▸ **DESCRIPTION OF THE TASK**:
Search the records for the word "with" and pick out every line that has it.
((
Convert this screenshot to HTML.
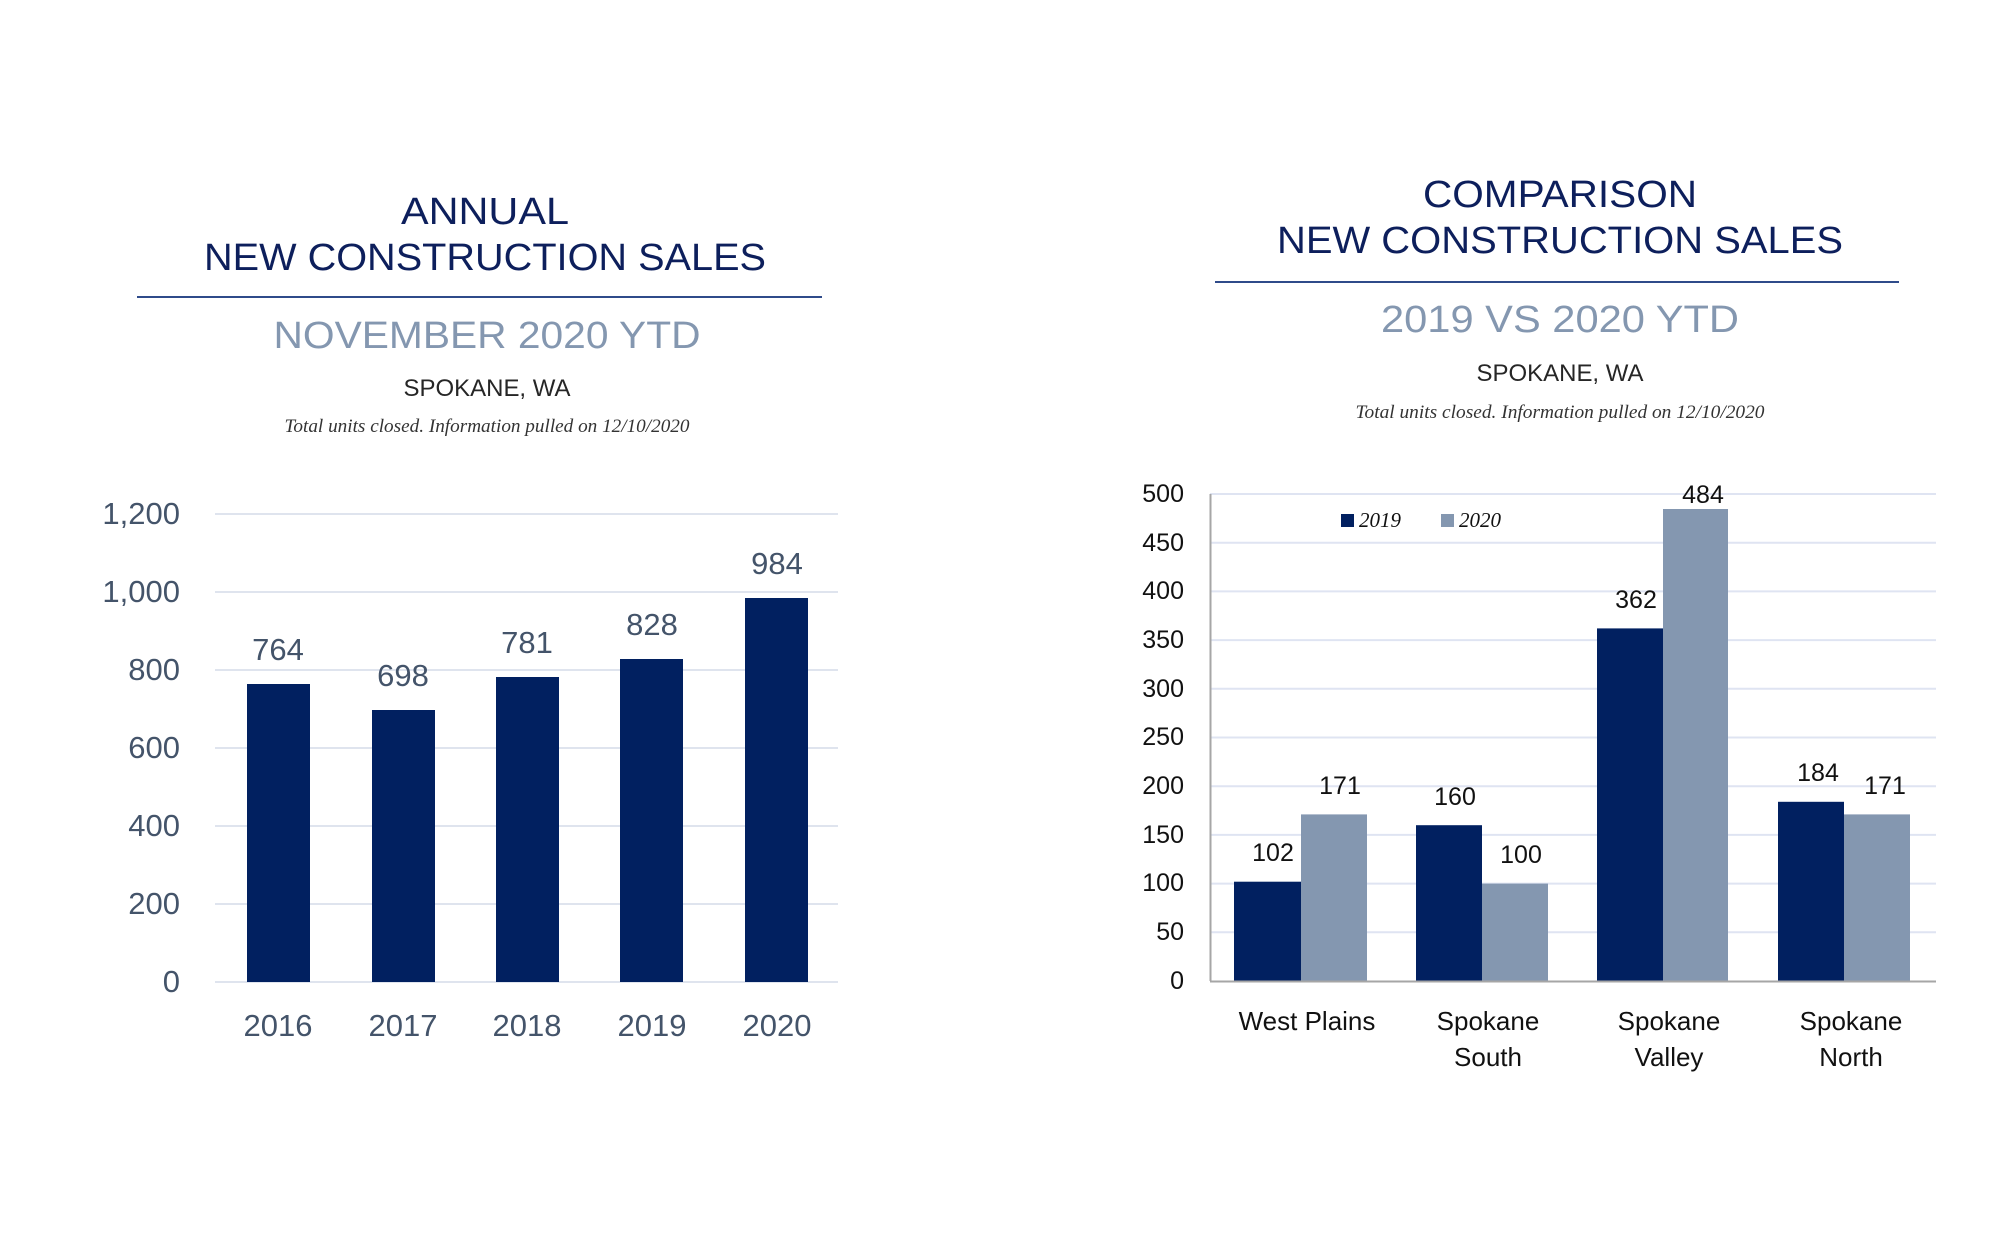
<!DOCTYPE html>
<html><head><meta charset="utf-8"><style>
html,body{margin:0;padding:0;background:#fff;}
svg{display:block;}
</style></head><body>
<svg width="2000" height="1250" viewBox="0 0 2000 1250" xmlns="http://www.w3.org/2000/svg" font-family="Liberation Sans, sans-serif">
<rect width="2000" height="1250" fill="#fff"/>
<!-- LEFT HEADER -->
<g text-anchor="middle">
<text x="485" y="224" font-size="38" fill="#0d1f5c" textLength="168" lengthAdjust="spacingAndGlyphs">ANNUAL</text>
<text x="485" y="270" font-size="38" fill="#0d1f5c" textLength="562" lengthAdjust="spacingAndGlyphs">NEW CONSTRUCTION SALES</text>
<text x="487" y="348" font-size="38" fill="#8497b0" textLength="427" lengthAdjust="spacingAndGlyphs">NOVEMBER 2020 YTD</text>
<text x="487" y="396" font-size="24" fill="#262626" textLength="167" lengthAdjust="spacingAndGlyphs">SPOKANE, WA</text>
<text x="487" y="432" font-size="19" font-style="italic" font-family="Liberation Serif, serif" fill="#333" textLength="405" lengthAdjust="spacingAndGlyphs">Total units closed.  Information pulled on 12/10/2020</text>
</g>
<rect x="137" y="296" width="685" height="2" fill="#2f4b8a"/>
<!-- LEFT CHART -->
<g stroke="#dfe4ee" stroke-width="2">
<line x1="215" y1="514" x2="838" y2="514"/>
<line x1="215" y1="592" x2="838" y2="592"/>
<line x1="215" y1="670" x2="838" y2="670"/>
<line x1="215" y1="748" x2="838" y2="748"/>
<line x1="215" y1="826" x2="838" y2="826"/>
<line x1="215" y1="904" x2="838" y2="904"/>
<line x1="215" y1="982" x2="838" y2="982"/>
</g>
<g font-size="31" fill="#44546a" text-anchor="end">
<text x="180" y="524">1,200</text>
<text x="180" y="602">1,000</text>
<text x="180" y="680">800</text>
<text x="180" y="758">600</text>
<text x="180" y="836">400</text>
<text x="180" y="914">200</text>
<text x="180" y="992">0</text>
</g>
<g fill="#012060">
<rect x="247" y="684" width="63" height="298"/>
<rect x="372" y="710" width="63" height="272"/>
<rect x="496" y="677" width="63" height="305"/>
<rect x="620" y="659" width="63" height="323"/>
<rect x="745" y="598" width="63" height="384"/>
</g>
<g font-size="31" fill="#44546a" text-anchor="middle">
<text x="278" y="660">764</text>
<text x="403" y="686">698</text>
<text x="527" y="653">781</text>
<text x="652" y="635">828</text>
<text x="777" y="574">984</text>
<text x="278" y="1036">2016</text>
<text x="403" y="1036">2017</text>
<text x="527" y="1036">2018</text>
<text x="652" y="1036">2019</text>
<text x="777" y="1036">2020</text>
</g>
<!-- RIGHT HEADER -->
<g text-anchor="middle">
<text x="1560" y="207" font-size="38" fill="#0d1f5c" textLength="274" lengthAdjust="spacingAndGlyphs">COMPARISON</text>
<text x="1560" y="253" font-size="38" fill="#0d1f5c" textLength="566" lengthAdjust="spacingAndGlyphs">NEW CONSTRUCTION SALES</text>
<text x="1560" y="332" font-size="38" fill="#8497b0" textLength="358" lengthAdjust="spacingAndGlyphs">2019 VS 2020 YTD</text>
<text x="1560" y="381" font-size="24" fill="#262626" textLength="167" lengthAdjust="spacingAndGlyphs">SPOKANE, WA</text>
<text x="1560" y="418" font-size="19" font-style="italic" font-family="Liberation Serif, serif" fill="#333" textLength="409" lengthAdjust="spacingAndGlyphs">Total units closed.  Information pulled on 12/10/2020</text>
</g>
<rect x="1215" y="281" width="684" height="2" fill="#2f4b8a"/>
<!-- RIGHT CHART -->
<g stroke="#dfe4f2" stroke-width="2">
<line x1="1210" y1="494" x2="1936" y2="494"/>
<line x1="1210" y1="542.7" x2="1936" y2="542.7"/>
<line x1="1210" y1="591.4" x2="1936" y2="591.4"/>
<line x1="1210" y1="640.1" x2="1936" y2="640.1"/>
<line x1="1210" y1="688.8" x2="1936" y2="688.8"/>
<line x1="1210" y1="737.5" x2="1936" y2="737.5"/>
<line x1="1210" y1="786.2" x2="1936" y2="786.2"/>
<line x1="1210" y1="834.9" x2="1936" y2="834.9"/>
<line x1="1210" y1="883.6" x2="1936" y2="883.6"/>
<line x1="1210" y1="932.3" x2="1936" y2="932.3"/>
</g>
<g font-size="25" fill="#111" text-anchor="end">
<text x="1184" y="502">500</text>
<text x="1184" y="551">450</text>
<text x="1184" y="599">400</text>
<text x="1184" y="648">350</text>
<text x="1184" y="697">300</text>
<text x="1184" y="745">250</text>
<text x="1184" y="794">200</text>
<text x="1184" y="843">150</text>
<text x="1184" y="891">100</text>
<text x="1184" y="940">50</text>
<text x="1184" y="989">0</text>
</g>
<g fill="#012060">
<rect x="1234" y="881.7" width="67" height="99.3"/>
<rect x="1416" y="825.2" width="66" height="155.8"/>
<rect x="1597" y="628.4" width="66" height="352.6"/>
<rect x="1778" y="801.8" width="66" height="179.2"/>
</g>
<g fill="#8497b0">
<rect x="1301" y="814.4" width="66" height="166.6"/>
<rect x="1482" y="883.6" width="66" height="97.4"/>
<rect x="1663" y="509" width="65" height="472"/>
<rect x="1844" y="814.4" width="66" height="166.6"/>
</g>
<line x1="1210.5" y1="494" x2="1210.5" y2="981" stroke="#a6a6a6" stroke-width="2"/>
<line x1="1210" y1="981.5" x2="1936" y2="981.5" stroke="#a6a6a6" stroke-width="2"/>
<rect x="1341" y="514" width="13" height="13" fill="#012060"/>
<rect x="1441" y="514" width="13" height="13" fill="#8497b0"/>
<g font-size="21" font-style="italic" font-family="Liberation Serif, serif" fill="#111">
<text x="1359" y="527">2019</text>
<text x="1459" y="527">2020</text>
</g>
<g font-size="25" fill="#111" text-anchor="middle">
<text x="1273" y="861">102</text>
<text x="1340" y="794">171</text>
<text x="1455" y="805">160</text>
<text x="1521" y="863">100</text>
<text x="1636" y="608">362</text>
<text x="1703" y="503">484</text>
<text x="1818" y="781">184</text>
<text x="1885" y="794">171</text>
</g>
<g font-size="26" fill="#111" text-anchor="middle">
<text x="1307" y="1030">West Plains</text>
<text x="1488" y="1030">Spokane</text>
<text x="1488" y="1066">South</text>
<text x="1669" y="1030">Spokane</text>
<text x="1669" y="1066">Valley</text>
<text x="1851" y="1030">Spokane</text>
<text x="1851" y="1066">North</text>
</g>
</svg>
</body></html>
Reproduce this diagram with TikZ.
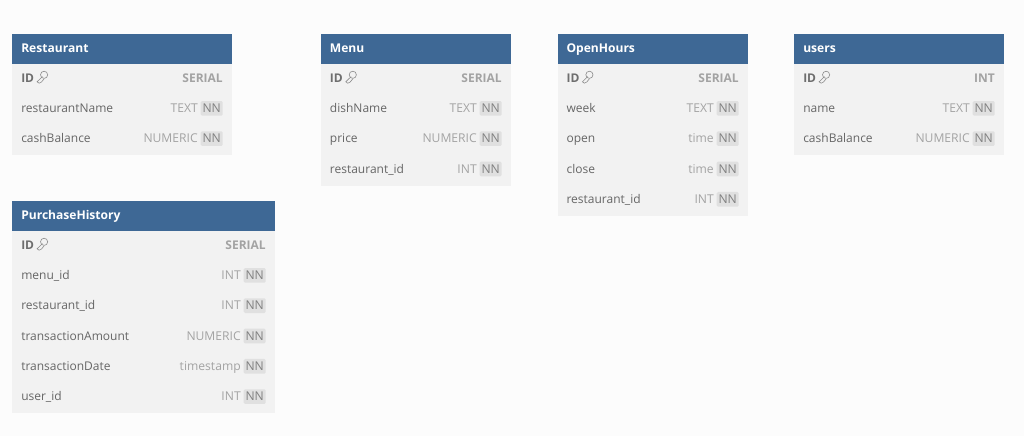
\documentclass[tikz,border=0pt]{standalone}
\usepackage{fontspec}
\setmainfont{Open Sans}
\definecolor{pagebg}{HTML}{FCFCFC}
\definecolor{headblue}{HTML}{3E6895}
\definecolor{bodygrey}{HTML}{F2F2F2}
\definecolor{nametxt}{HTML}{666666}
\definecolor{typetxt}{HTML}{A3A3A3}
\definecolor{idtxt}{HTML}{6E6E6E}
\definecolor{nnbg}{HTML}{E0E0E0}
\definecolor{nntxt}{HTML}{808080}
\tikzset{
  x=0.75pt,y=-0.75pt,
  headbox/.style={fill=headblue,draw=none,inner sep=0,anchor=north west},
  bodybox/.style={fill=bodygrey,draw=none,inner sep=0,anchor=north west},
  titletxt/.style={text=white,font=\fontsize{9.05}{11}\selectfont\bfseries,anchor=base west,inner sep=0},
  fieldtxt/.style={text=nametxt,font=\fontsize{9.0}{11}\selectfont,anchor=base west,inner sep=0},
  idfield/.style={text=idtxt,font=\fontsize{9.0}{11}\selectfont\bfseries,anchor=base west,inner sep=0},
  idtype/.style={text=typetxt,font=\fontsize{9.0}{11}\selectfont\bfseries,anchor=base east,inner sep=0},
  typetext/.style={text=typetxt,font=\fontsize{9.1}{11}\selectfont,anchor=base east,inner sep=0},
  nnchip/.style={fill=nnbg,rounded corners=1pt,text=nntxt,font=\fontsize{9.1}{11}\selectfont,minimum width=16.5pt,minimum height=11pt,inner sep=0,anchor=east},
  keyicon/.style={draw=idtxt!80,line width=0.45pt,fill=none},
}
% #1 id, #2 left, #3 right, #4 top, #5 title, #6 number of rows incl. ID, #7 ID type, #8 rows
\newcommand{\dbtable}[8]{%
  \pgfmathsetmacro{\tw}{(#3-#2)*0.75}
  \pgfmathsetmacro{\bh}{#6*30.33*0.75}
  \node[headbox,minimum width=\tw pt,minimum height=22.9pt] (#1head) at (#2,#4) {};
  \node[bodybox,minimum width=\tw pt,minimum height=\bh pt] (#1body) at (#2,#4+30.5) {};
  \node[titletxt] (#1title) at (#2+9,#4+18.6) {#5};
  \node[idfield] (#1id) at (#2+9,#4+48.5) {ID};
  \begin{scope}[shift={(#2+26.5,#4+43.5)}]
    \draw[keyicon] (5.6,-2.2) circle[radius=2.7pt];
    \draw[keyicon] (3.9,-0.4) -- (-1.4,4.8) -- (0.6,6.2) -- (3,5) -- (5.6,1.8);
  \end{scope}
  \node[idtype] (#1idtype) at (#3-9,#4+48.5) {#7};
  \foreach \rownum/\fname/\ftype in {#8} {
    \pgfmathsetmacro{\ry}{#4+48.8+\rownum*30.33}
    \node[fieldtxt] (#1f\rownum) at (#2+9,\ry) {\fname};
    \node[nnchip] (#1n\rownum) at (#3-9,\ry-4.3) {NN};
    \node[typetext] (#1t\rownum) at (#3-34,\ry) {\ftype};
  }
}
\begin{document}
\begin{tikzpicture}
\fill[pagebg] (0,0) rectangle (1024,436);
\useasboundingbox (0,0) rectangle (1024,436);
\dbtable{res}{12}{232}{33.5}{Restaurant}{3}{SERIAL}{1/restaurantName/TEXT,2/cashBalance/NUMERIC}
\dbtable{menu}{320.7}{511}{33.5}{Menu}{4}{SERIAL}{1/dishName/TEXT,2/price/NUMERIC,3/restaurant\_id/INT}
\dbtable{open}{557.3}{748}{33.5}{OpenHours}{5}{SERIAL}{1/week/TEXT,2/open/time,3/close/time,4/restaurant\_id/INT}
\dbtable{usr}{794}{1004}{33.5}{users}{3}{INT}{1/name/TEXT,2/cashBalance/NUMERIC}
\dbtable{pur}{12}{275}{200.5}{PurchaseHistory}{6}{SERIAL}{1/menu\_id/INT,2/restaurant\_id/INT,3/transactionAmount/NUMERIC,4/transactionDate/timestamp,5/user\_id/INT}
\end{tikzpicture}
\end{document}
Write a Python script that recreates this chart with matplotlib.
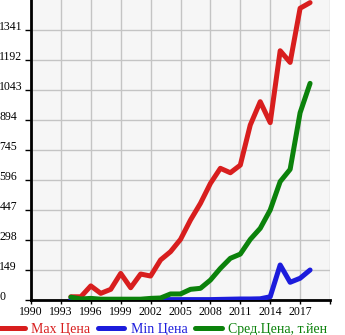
))
▸ **RESULT**:
Reproduce this diagram with TikZ.
Write a Python script that recreates this chart with matplotlib.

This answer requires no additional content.